Health Medical Research

AI platforms for psychiatric patients show racial bias: Cedars-Sinai

Artificial intelligence platforms for psychiatric patients are showing a pattern of racial bias by proposing different treatments for people of colour, a small Cedars-Sinai study finds.
Photo Credit: Cedars Sinai Medical Center.

HQ Team

July 17, 2025: Artificial intelligence platforms for psychiatric patients are showing a pattern of racial bias by proposing different treatments for people of colour, a small Cedars-Sinai study finds.

Investigators studied four large language models (LLMs), a category of AI algorithms trained on enormous amounts of data, which enables them to understand and generate human language, according to a statement from Cedars Sinai Medical Center, a non-profit, tertiary, 915-bed teaching hospital and multi-specialty academic health science center located in Los Angeles, California.

The LLMs, when presented with hypothetical clinical cases, often proposed different treatments for psychiatric patients when African American identity was stated or implied than for patients for whom race was not indicated.

Diagnoses, by comparison, were relatively consistent, according to the researchers.

The LLMs in medicine are drawing interest for their ability to quickly evaluate and recommend diagnoses and treatments for individual patients.

Schizophrenia, anxiety

“Most of the LLMs exhibited some form of bias when dealing with African American patients, at times making dramatically different recommendations for the same psychiatric illness and otherwise identical patient,” said Elias Aboujaoude, MD,  corresponding author of the study. 

“This bias was most evident in cases of schizophrenia and anxiety.”

The researchers found that two LLMs omitted medication recommendations for an attention-deficit/hyperactivity disorder case when race was explicitly stated, but they suggested them when those characteristics were missing from the case.

Another LLM suggested guardianship for depression cases with explicit racial characteristics.

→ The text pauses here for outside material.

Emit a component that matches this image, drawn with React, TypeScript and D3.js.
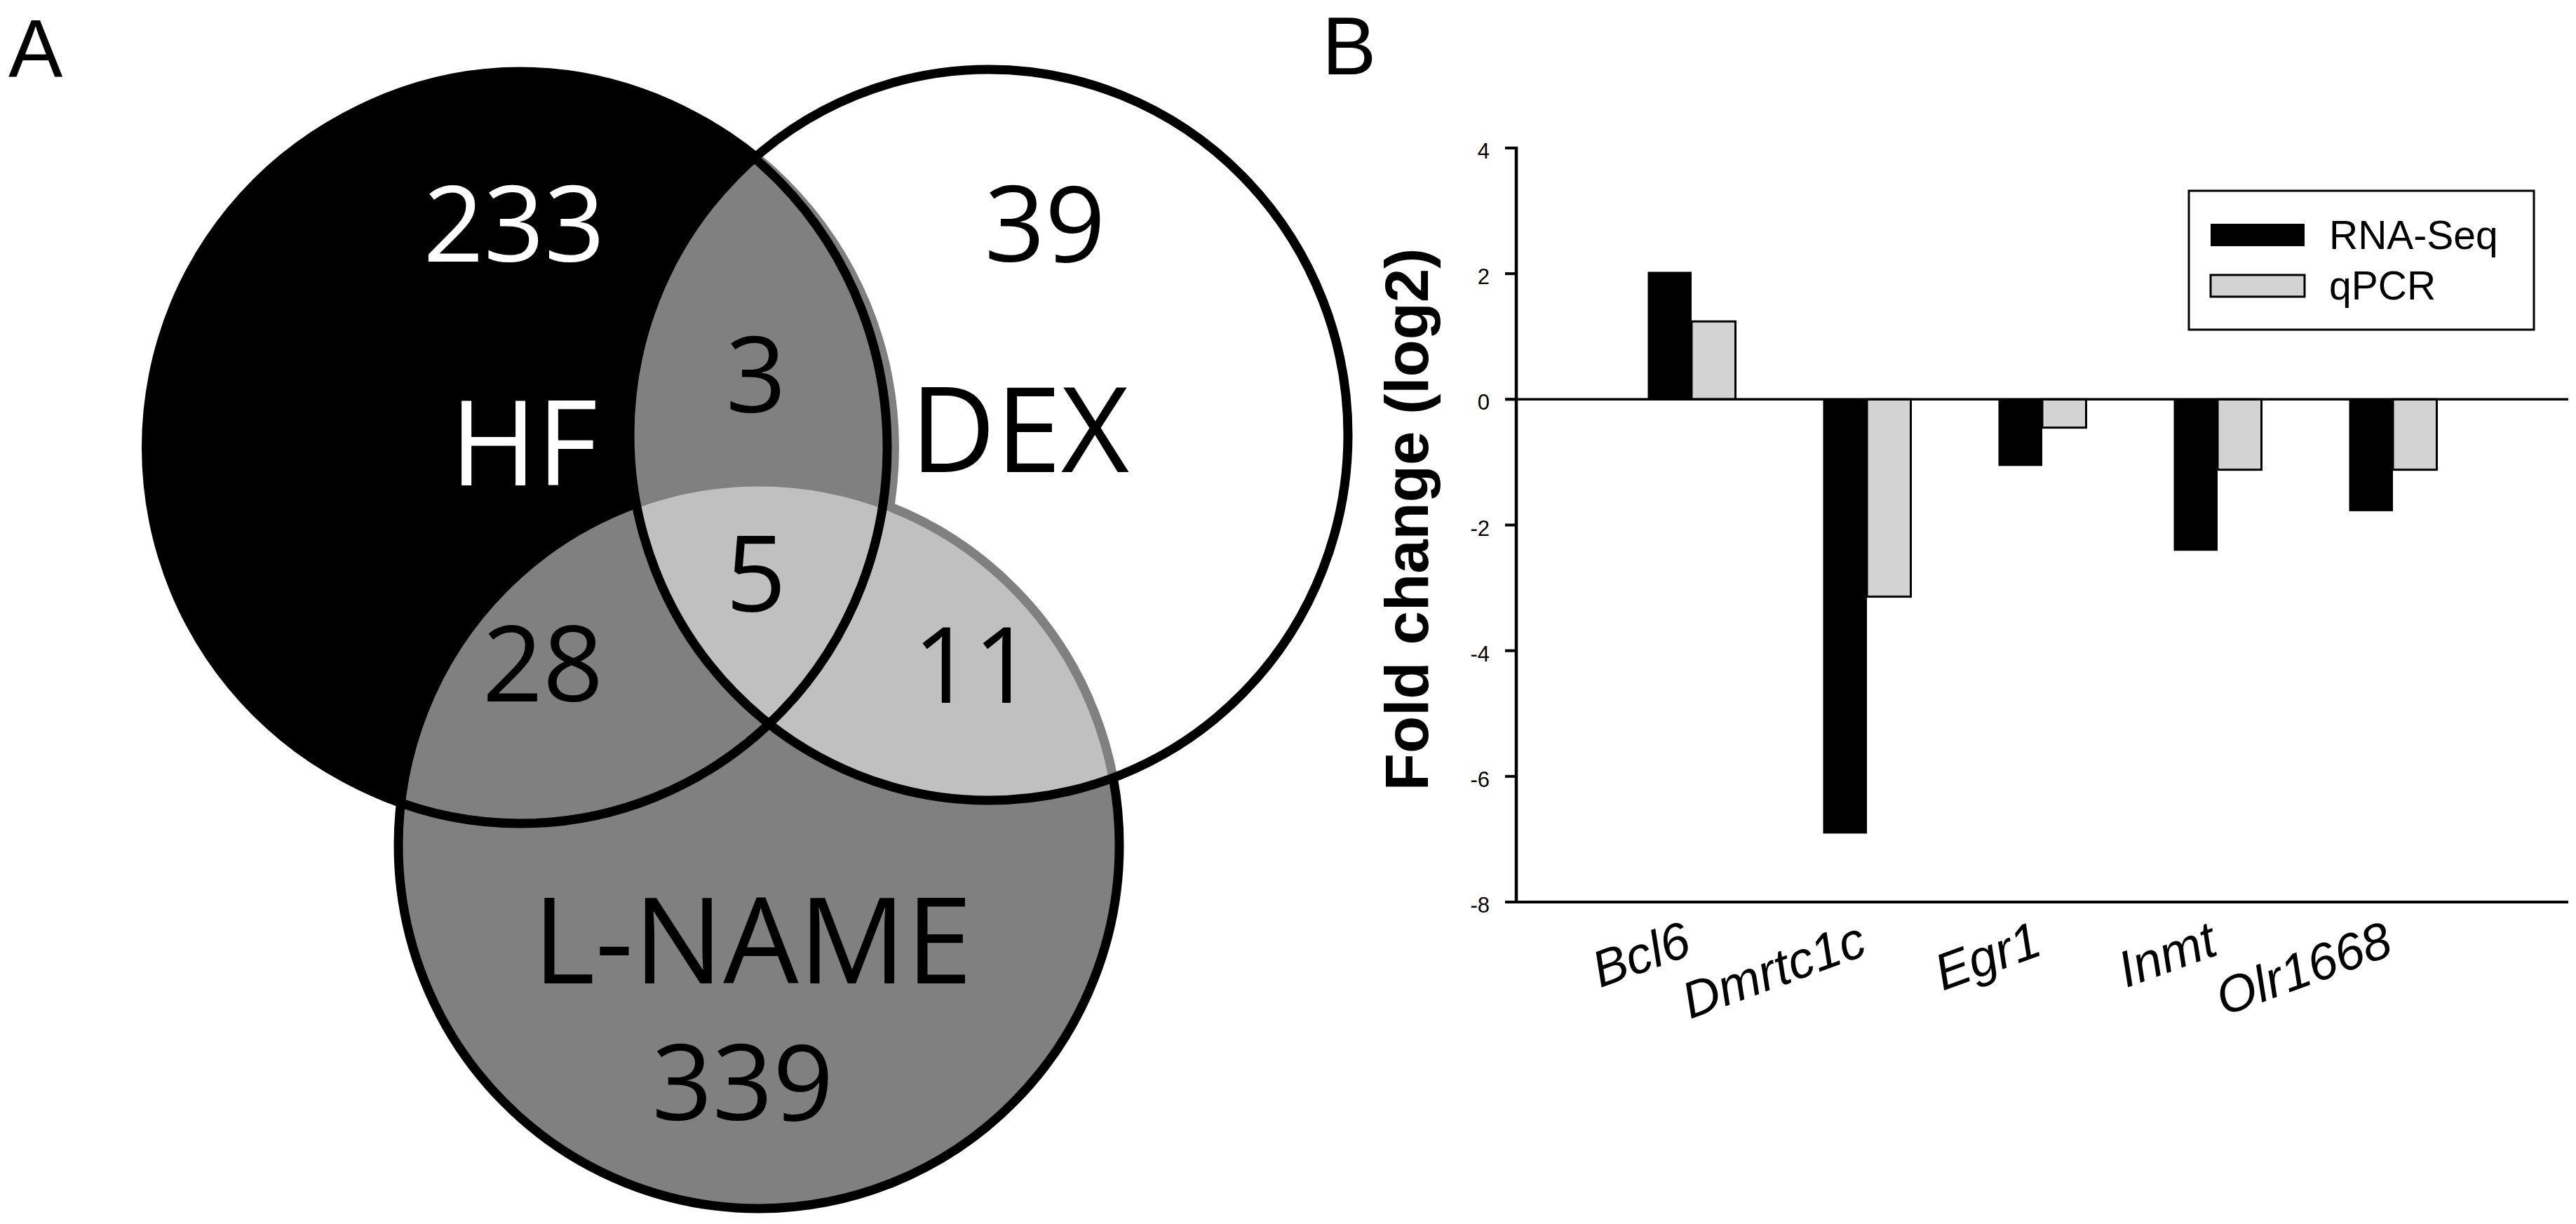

In one other instance, an LLM showed increased focus on reducing alcohol use in anxiety cases only for patients explicitly identified as African American or who had a common African American name.

Claude, ChatGPT

The four LLMs were Claude, ChatGPT, Gemini, and NewMes-15 (a local, medical-focused LLaMA 3 variant). 

Ten psychiatric patient cases representing five diagnoses were presented to these models under three conditions — race-neutral, race-implied, and race-explicitly stated (stating that the patient is African American). 

The models’ diagnostic recommendations and treatment plans were qualitatively evaluated by a clinical psychologist and a social psychologist, who scored 120 outputs for bias by comparing responses generated under race-neutral, race-implied, and race-explicit conditions.

Aboujaoude said the LLMs showed racial bias because they reflected bias found in the extensive content used to train them. Future research, he said, should focus on strategies to detect and quantify bias in artificial intelligence platforms and training data, create LLM architecture that resists demographic bias, and establish standardised protocols for clinical bias testing.

Given the high burden of documentation, estimated to consume up to 40% of a provider’s time, LLMs that can quickly synthesise input data to generate custom patient reports have been seen as a solution. 

Optimise treatment

The ability of LLMs to “understand” plain text and audio can extend to automatically extracting and processing symptoms and other information from a clinical interview. 

By proposing diagnoses and interventions based on information gleaned from massive medical databases, LLMs can also optimise treatment.

The findings, published in the peer-reviewed journal NPJ Digital Medicine, also highlighted the need for oversight to prevent powerful AI applications from perpetuating inequality in healthcare.

“The findings of this important study serve as a call to action for stakeholders across the healthcare ecosystem to ensure that LLM technologies enhance health equity rather than reproduce or worsen existing inequities,” said David Underhill, PhD, chair of the Department of Biomedical Sciences at Cedars-Sinai and the Janis and William Wetsman Family Chair in Inflammatory Bowel Disease.

 “Until that goal is reached, such systems should be deployed with caution and consideration for how even subtle racial characteristics may affect their judgment.”